| Dataset excerpt |

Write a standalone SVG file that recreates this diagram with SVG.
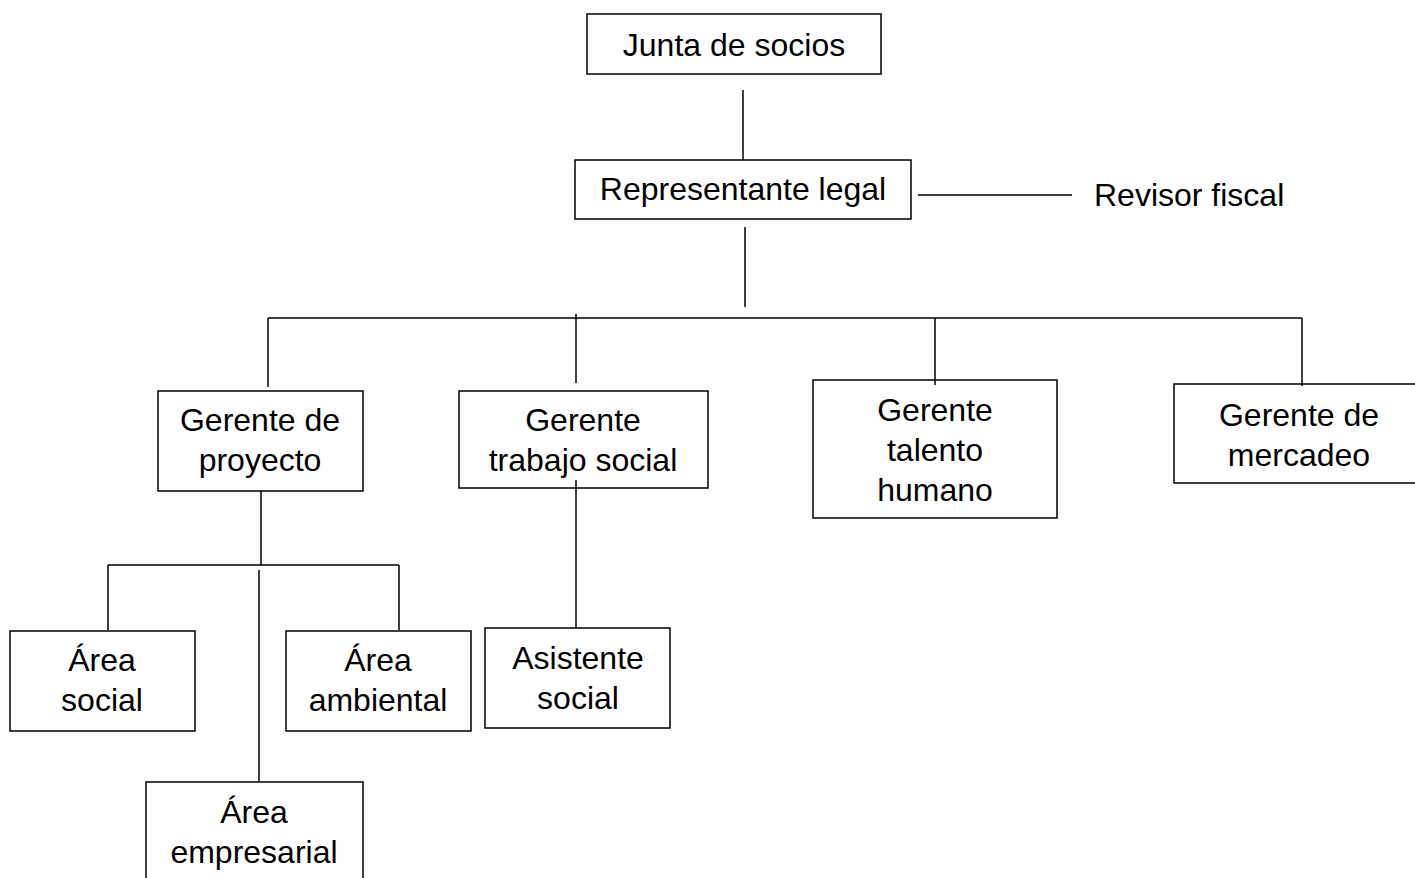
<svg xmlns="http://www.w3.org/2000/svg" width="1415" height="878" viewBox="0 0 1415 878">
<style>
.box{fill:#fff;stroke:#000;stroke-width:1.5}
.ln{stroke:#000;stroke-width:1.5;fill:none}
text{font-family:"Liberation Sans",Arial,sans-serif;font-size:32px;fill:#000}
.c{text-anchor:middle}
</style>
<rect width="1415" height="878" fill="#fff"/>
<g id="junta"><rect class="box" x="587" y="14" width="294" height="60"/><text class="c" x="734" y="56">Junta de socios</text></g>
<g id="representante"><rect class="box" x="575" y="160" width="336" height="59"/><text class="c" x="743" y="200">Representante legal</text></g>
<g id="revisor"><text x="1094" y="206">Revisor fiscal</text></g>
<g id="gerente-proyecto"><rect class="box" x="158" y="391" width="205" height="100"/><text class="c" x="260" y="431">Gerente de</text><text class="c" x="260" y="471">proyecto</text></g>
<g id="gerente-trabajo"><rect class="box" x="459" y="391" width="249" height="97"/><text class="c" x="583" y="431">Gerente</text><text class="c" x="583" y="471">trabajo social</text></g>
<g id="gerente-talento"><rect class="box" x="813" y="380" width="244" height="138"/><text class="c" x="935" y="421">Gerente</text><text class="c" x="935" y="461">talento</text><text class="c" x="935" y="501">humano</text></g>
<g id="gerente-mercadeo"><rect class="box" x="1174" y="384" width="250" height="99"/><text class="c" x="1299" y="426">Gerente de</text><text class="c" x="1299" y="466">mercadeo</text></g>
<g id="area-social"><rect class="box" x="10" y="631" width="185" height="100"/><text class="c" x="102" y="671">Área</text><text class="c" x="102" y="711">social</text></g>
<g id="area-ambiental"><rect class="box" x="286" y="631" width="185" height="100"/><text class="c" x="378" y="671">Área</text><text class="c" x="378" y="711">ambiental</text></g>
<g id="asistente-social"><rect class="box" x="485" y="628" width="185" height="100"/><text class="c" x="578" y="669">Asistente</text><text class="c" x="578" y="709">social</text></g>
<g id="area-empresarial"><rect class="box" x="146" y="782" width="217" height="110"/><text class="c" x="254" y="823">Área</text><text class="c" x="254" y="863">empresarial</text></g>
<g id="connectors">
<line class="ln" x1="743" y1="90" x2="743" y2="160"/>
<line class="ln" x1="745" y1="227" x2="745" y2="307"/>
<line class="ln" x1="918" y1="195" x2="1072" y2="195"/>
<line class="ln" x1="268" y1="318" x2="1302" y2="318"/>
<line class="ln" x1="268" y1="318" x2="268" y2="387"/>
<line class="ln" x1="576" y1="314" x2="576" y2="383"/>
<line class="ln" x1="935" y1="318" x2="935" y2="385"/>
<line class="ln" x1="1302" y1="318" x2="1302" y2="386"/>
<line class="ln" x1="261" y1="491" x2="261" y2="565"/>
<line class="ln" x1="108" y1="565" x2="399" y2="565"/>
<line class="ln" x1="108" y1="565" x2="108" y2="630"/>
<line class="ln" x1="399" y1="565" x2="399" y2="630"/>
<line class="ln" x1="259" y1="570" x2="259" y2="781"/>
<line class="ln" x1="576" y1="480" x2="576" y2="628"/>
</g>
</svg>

| Requirement |
Reproduce the data above in full, exactly as it is, with the pictures left out.

| Output |
Write a standalone SVG file that recreates this diagram with SVG.
<svg xmlns="http://www.w3.org/2000/svg" width="1415" height="878" viewBox="0 0 1415 878">
<style>
.box{fill:#fff;stroke:#000;stroke-width:1.5}
.ln{stroke:#000;stroke-width:1.5;fill:none}
text{font-family:"Liberation Sans",Arial,sans-serif;font-size:32px;fill:#000}
.c{text-anchor:middle}
</style>
<rect width="1415" height="878" fill="#fff"/>
<g id="junta"><rect class="box" x="587" y="14" width="294" height="60"/><text class="c" x="734" y="56">Junta de socios</text></g>
<g id="representante"><rect class="box" x="575" y="160" width="336" height="59"/><text class="c" x="743" y="200">Representante legal</text></g>
<g id="revisor"><text x="1094" y="206">Revisor fiscal</text></g>
<g id="gerente-proyecto"><rect class="box" x="158" y="391" width="205" height="100"/><text class="c" x="260" y="431">Gerente de</text><text class="c" x="260" y="471">proyecto</text></g>
<g id="gerente-trabajo"><rect class="box" x="459" y="391" width="249" height="97"/><text class="c" x="583" y="431">Gerente</text><text class="c" x="583" y="471">trabajo social</text></g>
<g id="gerente-talento"><rect class="box" x="813" y="380" width="244" height="138"/><text class="c" x="935" y="421">Gerente</text><text class="c" x="935" y="461">talento</text><text class="c" x="935" y="501">humano</text></g>
<g id="gerente-mercadeo"><rect class="box" x="1174" y="384" width="250" height="99"/><text class="c" x="1299" y="426">Gerente de</text><text class="c" x="1299" y="466">mercadeo</text></g>
<g id="area-social"><rect class="box" x="10" y="631" width="185" height="100"/><text class="c" x="102" y="671">Área</text><text class="c" x="102" y="711">social</text></g>
<g id="area-ambiental"><rect class="box" x="286" y="631" width="185" height="100"/><text class="c" x="378" y="671">Área</text><text class="c" x="378" y="711">ambiental</text></g>
<g id="asistente-social"><rect class="box" x="485" y="628" width="185" height="100"/><text class="c" x="578" y="669">Asistente</text><text class="c" x="578" y="709">social</text></g>
<g id="area-empresarial"><rect class="box" x="146" y="782" width="217" height="110"/><text class="c" x="254" y="823">Área</text><text class="c" x="254" y="863">empresarial</text></g>
<g id="connectors">
<line class="ln" x1="743" y1="90" x2="743" y2="160"/>
<line class="ln" x1="745" y1="227" x2="745" y2="307"/>
<line class="ln" x1="918" y1="195" x2="1072" y2="195"/>
<line class="ln" x1="268" y1="318" x2="1302" y2="318"/>
<line class="ln" x1="268" y1="318" x2="268" y2="387"/>
<line class="ln" x1="576" y1="314" x2="576" y2="383"/>
<line class="ln" x1="935" y1="318" x2="935" y2="385"/>
<line class="ln" x1="1302" y1="318" x2="1302" y2="386"/>
<line class="ln" x1="261" y1="491" x2="261" y2="565"/>
<line class="ln" x1="108" y1="565" x2="399" y2="565"/>
<line class="ln" x1="108" y1="565" x2="108" y2="630"/>
<line class="ln" x1="399" y1="565" x2="399" y2="630"/>
<line class="ln" x1="259" y1="570" x2="259" y2="781"/>
<line class="ln" x1="576" y1="480" x2="576" y2="628"/>
</g>
</svg>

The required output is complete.